Information provided:
****************************************
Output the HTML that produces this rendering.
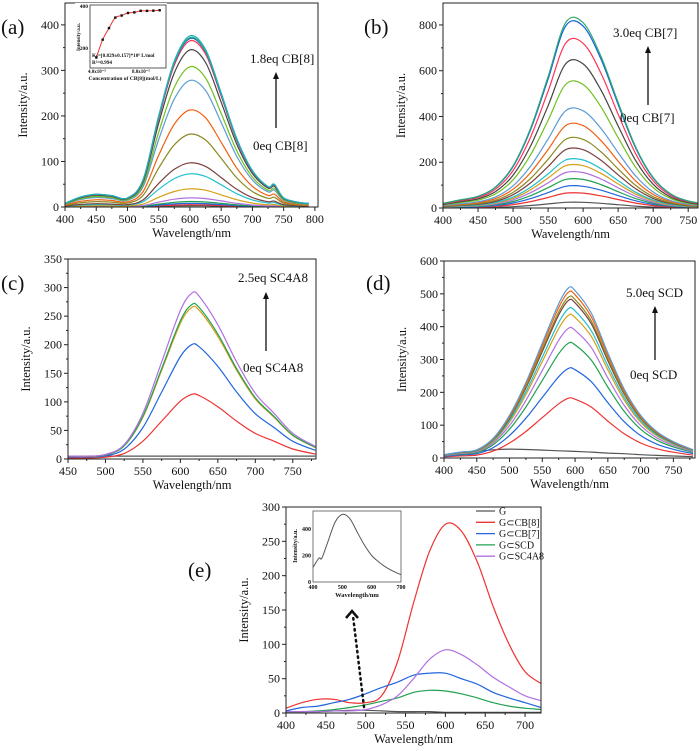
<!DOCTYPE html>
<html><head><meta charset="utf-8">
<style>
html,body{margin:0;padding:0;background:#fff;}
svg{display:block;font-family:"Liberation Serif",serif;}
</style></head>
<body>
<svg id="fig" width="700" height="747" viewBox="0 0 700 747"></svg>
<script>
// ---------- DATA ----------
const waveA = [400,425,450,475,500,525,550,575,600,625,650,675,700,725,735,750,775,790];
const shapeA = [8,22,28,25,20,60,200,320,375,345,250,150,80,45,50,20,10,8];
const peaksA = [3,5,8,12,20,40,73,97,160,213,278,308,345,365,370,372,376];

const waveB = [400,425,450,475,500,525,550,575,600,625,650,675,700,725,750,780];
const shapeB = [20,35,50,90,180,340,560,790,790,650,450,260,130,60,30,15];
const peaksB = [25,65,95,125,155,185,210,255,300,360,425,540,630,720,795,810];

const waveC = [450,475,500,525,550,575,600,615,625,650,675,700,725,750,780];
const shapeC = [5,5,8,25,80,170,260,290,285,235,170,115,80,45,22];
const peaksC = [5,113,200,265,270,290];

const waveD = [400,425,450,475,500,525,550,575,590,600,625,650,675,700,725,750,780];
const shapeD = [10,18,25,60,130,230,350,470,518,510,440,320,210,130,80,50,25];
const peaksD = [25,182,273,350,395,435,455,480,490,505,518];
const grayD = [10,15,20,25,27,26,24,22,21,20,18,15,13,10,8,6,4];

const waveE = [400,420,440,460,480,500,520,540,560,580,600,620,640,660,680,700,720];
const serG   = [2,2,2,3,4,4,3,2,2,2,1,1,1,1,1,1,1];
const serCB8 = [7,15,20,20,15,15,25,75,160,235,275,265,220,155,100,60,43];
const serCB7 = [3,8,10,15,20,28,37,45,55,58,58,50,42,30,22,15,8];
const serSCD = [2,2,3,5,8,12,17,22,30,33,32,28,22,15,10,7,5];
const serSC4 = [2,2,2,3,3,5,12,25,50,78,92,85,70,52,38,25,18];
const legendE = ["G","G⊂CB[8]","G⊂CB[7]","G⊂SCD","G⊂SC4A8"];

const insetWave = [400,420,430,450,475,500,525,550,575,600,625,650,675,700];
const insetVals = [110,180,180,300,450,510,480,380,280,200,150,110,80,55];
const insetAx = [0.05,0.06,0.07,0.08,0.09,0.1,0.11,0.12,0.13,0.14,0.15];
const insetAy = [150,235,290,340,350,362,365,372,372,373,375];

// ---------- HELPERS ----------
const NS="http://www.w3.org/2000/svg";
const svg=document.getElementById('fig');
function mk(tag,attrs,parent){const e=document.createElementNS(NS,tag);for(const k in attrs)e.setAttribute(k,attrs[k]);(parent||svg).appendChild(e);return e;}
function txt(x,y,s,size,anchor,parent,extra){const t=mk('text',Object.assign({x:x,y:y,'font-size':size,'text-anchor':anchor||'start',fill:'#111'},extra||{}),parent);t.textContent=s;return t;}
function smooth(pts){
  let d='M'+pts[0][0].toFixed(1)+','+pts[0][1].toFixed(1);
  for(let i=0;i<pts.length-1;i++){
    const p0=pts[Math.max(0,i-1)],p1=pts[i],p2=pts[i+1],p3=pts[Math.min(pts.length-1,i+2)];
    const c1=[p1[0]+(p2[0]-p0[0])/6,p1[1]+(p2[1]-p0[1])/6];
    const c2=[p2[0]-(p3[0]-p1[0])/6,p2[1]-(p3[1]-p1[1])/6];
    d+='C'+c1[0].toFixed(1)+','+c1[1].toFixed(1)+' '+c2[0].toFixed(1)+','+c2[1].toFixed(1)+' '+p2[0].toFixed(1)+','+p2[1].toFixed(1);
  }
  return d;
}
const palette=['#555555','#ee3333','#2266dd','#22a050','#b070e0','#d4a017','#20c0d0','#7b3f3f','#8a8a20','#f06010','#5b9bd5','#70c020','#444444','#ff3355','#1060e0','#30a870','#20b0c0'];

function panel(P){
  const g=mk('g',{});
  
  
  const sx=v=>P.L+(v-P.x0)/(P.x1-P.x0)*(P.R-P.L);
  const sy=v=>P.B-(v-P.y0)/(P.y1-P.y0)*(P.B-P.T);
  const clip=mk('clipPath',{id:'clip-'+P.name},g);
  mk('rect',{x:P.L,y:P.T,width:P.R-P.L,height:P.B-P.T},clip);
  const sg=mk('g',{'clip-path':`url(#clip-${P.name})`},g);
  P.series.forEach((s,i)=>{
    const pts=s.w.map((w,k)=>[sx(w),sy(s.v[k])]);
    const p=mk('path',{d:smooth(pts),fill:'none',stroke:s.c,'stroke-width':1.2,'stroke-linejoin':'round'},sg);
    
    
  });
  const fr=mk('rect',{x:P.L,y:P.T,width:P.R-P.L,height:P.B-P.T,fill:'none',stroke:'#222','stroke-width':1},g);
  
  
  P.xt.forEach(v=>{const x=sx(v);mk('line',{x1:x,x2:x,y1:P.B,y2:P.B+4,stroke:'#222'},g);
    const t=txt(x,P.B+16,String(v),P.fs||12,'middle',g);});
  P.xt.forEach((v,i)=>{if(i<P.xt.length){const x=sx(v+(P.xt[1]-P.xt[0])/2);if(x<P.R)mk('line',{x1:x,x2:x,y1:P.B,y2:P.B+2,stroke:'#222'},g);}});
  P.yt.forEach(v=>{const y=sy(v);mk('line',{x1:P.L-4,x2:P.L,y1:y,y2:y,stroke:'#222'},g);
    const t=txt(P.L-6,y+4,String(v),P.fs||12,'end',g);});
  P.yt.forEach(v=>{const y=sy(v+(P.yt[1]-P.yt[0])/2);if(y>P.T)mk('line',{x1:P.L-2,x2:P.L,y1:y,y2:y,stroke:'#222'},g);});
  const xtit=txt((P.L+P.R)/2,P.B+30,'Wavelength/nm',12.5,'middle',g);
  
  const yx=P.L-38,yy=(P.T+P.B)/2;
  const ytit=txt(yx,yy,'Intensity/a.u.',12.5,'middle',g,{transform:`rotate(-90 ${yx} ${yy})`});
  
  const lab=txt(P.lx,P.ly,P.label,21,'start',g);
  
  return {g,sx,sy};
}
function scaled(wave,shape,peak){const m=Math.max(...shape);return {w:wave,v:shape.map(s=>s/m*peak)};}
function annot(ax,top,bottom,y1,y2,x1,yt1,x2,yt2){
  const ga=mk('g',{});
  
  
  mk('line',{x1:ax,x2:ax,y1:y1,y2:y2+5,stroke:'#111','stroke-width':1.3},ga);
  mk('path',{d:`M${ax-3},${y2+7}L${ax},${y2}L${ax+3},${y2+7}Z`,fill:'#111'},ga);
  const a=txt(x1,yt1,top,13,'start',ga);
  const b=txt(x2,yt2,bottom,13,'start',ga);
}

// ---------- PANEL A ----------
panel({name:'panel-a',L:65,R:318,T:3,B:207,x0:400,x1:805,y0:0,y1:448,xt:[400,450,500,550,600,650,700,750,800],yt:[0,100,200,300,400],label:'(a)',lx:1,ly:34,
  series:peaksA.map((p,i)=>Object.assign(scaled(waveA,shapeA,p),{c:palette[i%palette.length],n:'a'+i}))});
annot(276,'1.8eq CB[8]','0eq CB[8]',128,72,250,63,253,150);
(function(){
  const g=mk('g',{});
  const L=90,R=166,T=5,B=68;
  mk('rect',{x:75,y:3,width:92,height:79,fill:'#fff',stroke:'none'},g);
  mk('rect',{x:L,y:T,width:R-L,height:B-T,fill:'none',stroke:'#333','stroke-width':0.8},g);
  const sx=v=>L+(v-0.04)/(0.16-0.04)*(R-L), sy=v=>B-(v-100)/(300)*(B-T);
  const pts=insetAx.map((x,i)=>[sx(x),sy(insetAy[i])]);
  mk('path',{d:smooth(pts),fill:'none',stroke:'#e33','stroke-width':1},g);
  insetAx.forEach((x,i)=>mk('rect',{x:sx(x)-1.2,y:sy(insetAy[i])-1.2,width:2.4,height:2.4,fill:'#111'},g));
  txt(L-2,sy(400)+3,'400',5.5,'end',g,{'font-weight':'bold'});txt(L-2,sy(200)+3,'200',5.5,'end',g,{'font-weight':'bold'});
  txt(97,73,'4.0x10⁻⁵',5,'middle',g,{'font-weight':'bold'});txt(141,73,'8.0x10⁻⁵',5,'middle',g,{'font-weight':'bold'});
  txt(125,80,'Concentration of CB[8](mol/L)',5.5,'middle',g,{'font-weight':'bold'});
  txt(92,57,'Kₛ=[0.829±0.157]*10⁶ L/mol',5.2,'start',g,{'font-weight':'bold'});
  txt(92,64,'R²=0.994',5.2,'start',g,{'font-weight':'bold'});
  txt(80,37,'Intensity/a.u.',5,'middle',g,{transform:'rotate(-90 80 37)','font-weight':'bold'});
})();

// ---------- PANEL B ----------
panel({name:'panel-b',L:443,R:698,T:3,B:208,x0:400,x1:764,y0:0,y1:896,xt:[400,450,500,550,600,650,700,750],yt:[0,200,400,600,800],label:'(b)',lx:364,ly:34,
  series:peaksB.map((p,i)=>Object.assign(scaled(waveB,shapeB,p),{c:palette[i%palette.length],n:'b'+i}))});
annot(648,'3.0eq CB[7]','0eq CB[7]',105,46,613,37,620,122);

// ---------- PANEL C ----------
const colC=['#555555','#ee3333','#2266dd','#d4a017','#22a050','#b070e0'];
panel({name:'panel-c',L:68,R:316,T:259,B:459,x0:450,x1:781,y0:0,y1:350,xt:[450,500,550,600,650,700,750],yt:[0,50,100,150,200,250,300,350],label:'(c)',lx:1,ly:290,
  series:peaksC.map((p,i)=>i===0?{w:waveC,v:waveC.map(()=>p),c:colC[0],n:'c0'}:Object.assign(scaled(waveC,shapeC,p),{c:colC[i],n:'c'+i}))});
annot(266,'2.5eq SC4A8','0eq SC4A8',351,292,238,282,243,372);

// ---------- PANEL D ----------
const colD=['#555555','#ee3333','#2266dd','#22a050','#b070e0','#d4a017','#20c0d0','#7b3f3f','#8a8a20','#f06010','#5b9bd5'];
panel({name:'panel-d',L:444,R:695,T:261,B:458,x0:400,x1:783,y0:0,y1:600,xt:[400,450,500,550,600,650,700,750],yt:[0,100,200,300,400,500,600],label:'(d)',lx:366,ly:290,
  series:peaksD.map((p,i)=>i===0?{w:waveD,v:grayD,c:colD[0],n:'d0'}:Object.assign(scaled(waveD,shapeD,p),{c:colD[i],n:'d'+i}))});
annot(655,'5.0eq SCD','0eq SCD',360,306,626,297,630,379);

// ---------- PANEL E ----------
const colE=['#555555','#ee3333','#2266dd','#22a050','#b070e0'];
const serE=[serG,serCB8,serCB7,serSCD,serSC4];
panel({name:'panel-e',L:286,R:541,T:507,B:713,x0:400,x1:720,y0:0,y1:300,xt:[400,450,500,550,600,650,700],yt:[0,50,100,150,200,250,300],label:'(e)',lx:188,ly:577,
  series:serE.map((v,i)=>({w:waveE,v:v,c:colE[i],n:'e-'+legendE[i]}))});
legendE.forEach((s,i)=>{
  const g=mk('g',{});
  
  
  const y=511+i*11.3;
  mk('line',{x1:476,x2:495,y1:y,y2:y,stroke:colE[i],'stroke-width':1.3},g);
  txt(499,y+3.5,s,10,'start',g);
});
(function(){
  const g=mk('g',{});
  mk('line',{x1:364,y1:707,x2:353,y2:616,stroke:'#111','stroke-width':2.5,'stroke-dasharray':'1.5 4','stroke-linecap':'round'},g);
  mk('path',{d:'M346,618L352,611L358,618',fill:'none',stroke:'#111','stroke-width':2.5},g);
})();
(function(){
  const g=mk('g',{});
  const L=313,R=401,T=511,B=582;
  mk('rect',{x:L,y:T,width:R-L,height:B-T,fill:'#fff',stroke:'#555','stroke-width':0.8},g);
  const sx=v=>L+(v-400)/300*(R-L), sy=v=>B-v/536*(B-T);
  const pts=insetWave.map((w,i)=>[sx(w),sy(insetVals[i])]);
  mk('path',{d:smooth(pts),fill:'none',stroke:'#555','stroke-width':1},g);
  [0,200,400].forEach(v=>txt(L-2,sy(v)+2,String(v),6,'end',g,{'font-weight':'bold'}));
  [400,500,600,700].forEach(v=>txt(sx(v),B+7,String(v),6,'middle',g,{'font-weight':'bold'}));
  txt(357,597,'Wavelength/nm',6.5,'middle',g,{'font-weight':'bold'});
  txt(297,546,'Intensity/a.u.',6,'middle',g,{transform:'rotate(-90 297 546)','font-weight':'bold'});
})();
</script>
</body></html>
****************************************
Exercise instructions: Would you reproduce the lines above, from the very first through the line containing "const grayD = [10,15,20,25,27,26,24,22,21,20,18,15,13,10,8,6,4];", exactly and without the pictures?

Complete answer:
Output the HTML that produces this rendering.
<!DOCTYPE html>
<html><head><meta charset="utf-8">
<style>
html,body{margin:0;padding:0;background:#fff;}
svg{display:block;font-family:"Liberation Serif",serif;}
</style></head>
<body>
<svg id="fig" width="700" height="747" viewBox="0 0 700 747"></svg>
<script>
// ---------- DATA ----------
const waveA = [400,425,450,475,500,525,550,575,600,625,650,675,700,725,735,750,775,790];
const shapeA = [8,22,28,25,20,60,200,320,375,345,250,150,80,45,50,20,10,8];
const peaksA = [3,5,8,12,20,40,73,97,160,213,278,308,345,365,370,372,376];

const waveB = [400,425,450,475,500,525,550,575,600,625,650,675,700,725,750,780];
const shapeB = [20,35,50,90,180,340,560,790,790,650,450,260,130,60,30,15];
const peaksB = [25,65,95,125,155,185,210,255,300,360,425,540,630,720,795,810];

const waveC = [450,475,500,525,550,575,600,615,625,650,675,700,725,750,780];
const shapeC = [5,5,8,25,80,170,260,290,285,235,170,115,80,45,22];
const peaksC = [5,113,200,265,270,290];

const waveD = [400,425,450,475,500,525,550,575,590,600,625,650,675,700,725,750,780];
const shapeD = [10,18,25,60,130,230,350,470,518,510,440,320,210,130,80,50,25];
const peaksD = [25,182,273,350,395,435,455,480,490,505,518];
const grayD = [10,15,20,25,27,26,24,22,21,20,18,15,13,10,8,6,4];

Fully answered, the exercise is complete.